One of the problems, Flores noted, is that there’s a lot of disinformation being spread on Univision, Telemundo and other Hispanic TV networks about Republicans.
“That’s why it’s so important for us to go into these networks and talk about our platform and how our platform actually aligns with our values. And [how] our values are more important than any political party,” she added.
She criticized the Democratic Party for keeping people uninformed and dependent, arguing that prosperity and self-sufficiency are key to breaking free from political manipulation by liberals.
Flores came to believe that the Democratic Party wants Hispanics to be poor and uninformed, so the left can continue to use them on issues such as immigration.
“They don’t want us to prosper,” she said. “If we prosper, they won’t be able to control us anymore.”
Stigall asked about the argument that illegal immigrants end up doing the work that Americans don’t want to do.
Flores didn’t mince words.
“I find that very disrespectful,” she said. “I worked in the fields myself alongside my parents, and to make this idea that everybody that’s working in the fields does not have [legal] status, I actually find that very racist, because I was working in those fields alongside my parents, and we had legal status.”
Flores said the border system can clearly handle processing legal immigration, versus the liberal system of importing people illegally and subjecting them to the “abuse” that comes with it.
“You know, I find it very evil and disrespectful that anyone would be okay with people working in the fields and doing farm work illegally,” Flores said. “And more likely, they’re being taken advantage of.”
She said a better system would be the old “Bracero Act [that] existed back in the 50s, which allowed people to come here only for a temporary basis” for a six-month period. When the work was done, they returned home.
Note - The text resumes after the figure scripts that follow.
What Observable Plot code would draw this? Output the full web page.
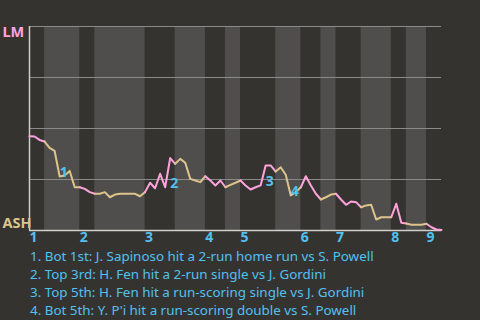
<!DOCTYPE html>
<html>
<head>
<meta charset="utf-8">
<script src="https://cdn.jsdelivr.net/npm/d3@7"></script>
<script src="https://cdn.jsdelivr.net/npm/@observablehq/plot@0.6"></script>
<style>
  html, body { margin: 0; padding: 0; background: #353330; width: 480px; height: 320px; overflow: hidden; }
  #chart svg { display: block; }
  #notes { padding-left: 30px; color: #52c1f0; font-family: "Noto Sans", sans-serif; font-size: 13.4px; line-height: 18px; }
</style>
</head>
<body>
<div id="chart"></div>
<div id="notes"></div>
<script>
// Teams (away on top, home on bottom)
const teams = ["LM", "ASH"];
const teamValue = [1, 0];
// Innings labels
const innings = ["1", "2", "3", "4", "5", "6", "7", "8", "9"];
// Number of plays in each half-inning (T1, B1, T2, B2, ... T9)
const halfPlays = [3, 7, 3, 10, 6, 6, 4, 3, 7, 5, 4, 3, 5, 6, 3, 4, 3];
// LM win probability after each play (index 0 = game start)
const lmWinProb = [
  0.462, 0.461, 0.444, 0.436,
  0.405, 0.390, 0.265, 0.270, 0.292, 0.212, 0.212,
  0.204, 0.188, 0.180,
  0.180, 0.188, 0.163, 0.176, 0.180, 0.180, 0.180, 0.180, 0.168, 0.188,
  0.234, 0.207, 0.278, 0.212, 0.355, 0.327,
  0.351, 0.332, 0.253, 0.245, 0.237, 0.266,
  0.245, 0.221, 0.245, 0.212,
  0.224, 0.234, 0.245,
  0.221, 0.201, 0.212, 0.221, 0.319, 0.319, 0.289,
  0.310, 0.273, 0.172, 0.188, 0.212,
  0.266, 0.221, 0.180, 0.152,
  0.163, 0.176, 0.180,
  0.152, 0.126, 0.142, 0.139, 0.114,
  0.123, 0.126, 0.054, 0.065, 0.065, 0.065,
  0.131, 0.038, 0.034,
  0.028, 0.028, 0.028, 0.033,
  0.016, 0.005, 0.003
];
// Key events: play index and description
const eventPlays = [6, 28, 47, 52];
const eventLabels = ["1", "2", "3", "4"];
const eventNotes = [
  "Bot 1st: J. Sapinoso hit a 2-run home run vs S. Powell",
  "Top 3rd: H. Fen hit a 2-run single vs J. Gordini",
  "Top 5th: H. Fen hit a run-scoring single vs J. Gordini",
  "Bot 5th: Y. P'i hit a run-scoring double vs S. Powell"
];

// styles
const awayColor = "#ffa3dc";
const homeColor = "#dcc48c";
const bandColor = "#4f4e4c";
const gridColor = "#8a8a88";
const axisColor = "#cfcfca";
const labelColor = "#52c1f0";

// build structures
const bounds = [0];
halfPlays.forEach(n => bounds.push(bounds[bounds.length - 1] + n));
const halves = halfPlays.map((n, h) => ({h, x1: bounds[h], x2: bounds[h + 1], top: h % 2 === 0}));
const linePts = [];
halves.forEach(({h, x1, x2}) => {
  for (let i = x1; i <= x2; i++) linePts.push({h, i, v: lmWinProb[i], c: h % 2 === 0 ? awayColor : homeColor});
});
const inningStarts = innings.map((lab, k) => ({lab, x: bounds[2 * k]}));
const events = eventPlays.map((p, k) => ({lab: eventLabels[k], x: p, v: Math.min(lmWinProb[p - 1], lmWinProb[p])}));

const chart = Plot.plot({
  width: 480,
  height: 247,
  marginLeft: 29,
  marginRight: 39,
  marginTop: 26,
  marginBottom: 17,
  style: {background: "transparent", fontFamily: "'Noto Sans', sans-serif"},
  x: {domain: [0, bounds[bounds.length - 1]], axis: null},
  y: {domain: [0, 1], axis: null},
  marks: [
    Plot.rect(halves.filter(d => !d.top), {x1: "x1", x2: "x2", fill: bandColor}),
    Plot.ruleY([0.25, 0.5, 0.75, 1], {stroke: gridColor, strokeWidth: 1}),
    Plot.ruleX([0], {stroke: axisColor, strokeWidth: 1.5}),
    Plot.ruleY([0], {stroke: axisColor, strokeWidth: 1.5}),
    Plot.line(linePts, {x: "i", y: "v", z: "h", stroke: "c", strokeWidth: 2, curve: "linear"}),
    Plot.text(events, {x: "x", y: "v", text: "lab", fill: labelColor, fontWeight: "bold", fontSize: 14, textAnchor: "start", lineAnchor: "bottom", dy: 1}),
    Plot.text(inningStarts, {x: "x", frameAnchor: "bottom", text: "lab", fill: labelColor, fontWeight: "bold", fontSize: 14, textAnchor: "start", lineAnchor: "middle", dy: 7}),
    Plot.text([teams[0]], {y: [teamValue[0]], frameAnchor: "left", text: d => d, fill: awayColor, fontWeight: "bold", fontSize: 14.5, textAnchor: "start", lineAnchor: "top", dx: -27, dy: 0}),
    Plot.text([teams[1]], {y: [teamValue[1]], frameAnchor: "left", text: d => d, fill: homeColor, fontWeight: "bold", fontSize: 14.5, textAnchor: "start", lineAnchor: "bottom", dx: -27, dy: -3})
  ]
});
document.getElementById("chart").appendChild(chart);
const notes = document.getElementById("notes");
eventNotes.forEach((t, k) => {
  const div = document.createElement("div");
  div.textContent = `${eventLabels[k]}. ${t}`;
  notes.appendChild(div);
});
</script>
</body>
</html>
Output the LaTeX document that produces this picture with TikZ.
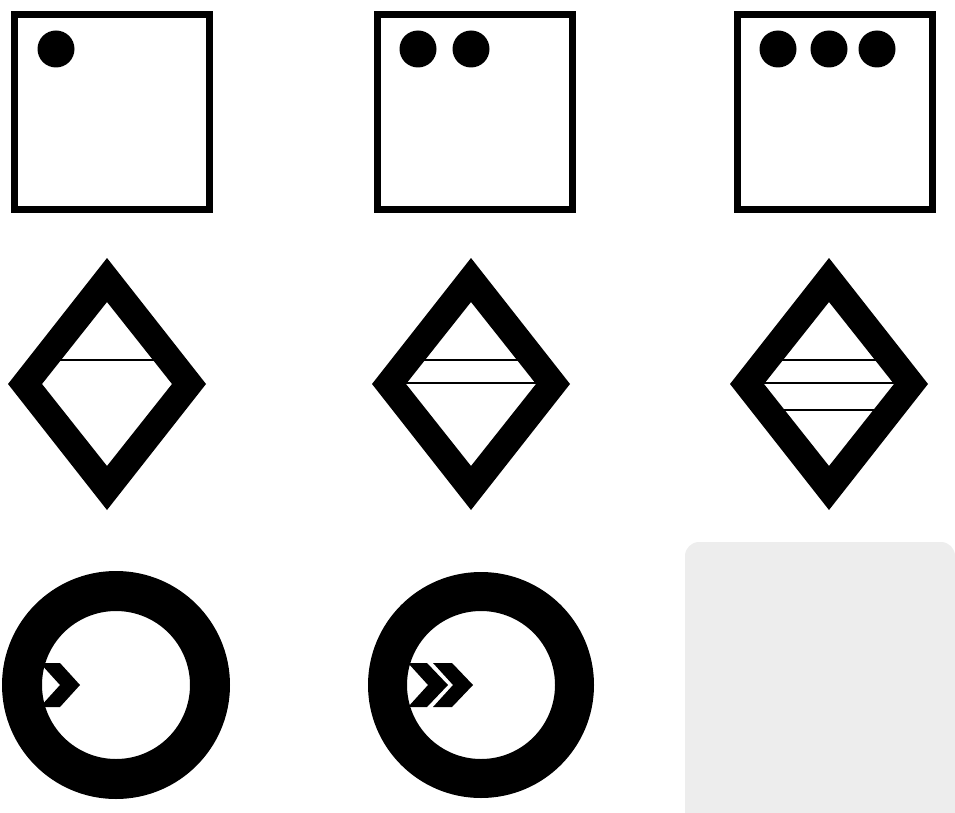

Flores also highlighted the dangers posed by the lack of border security, including the funding of cartels and the risks to American lives. She shared with Stigall her personal fear of visiting Mexico due to the cartel’s control over regions such as Tamaulipas, where her grandparents still reside.
Flores noted many Mexican citizens support policies similar to those of Trump and El Salvador’s President Nayib Bukele, as they prioritize the well-being of their people who want to stop the exploitation of human beings, no matter the nationality.
America is an “amazing country” because of the American people, she said, who need to band together “to protect” the country now.
The problem is a group of people who always think they know better than everyone else.
“It’s just Americans – a lot of Americans, and I will say white liberals, right? They think they know us because they go vacation in Acapulco in Cabos, you know? And they think they know Mexico,” Flores told Stigall.
“Why don’t you just stay there, if, you know, if the United States is so bad?” Flores asked rhetorically.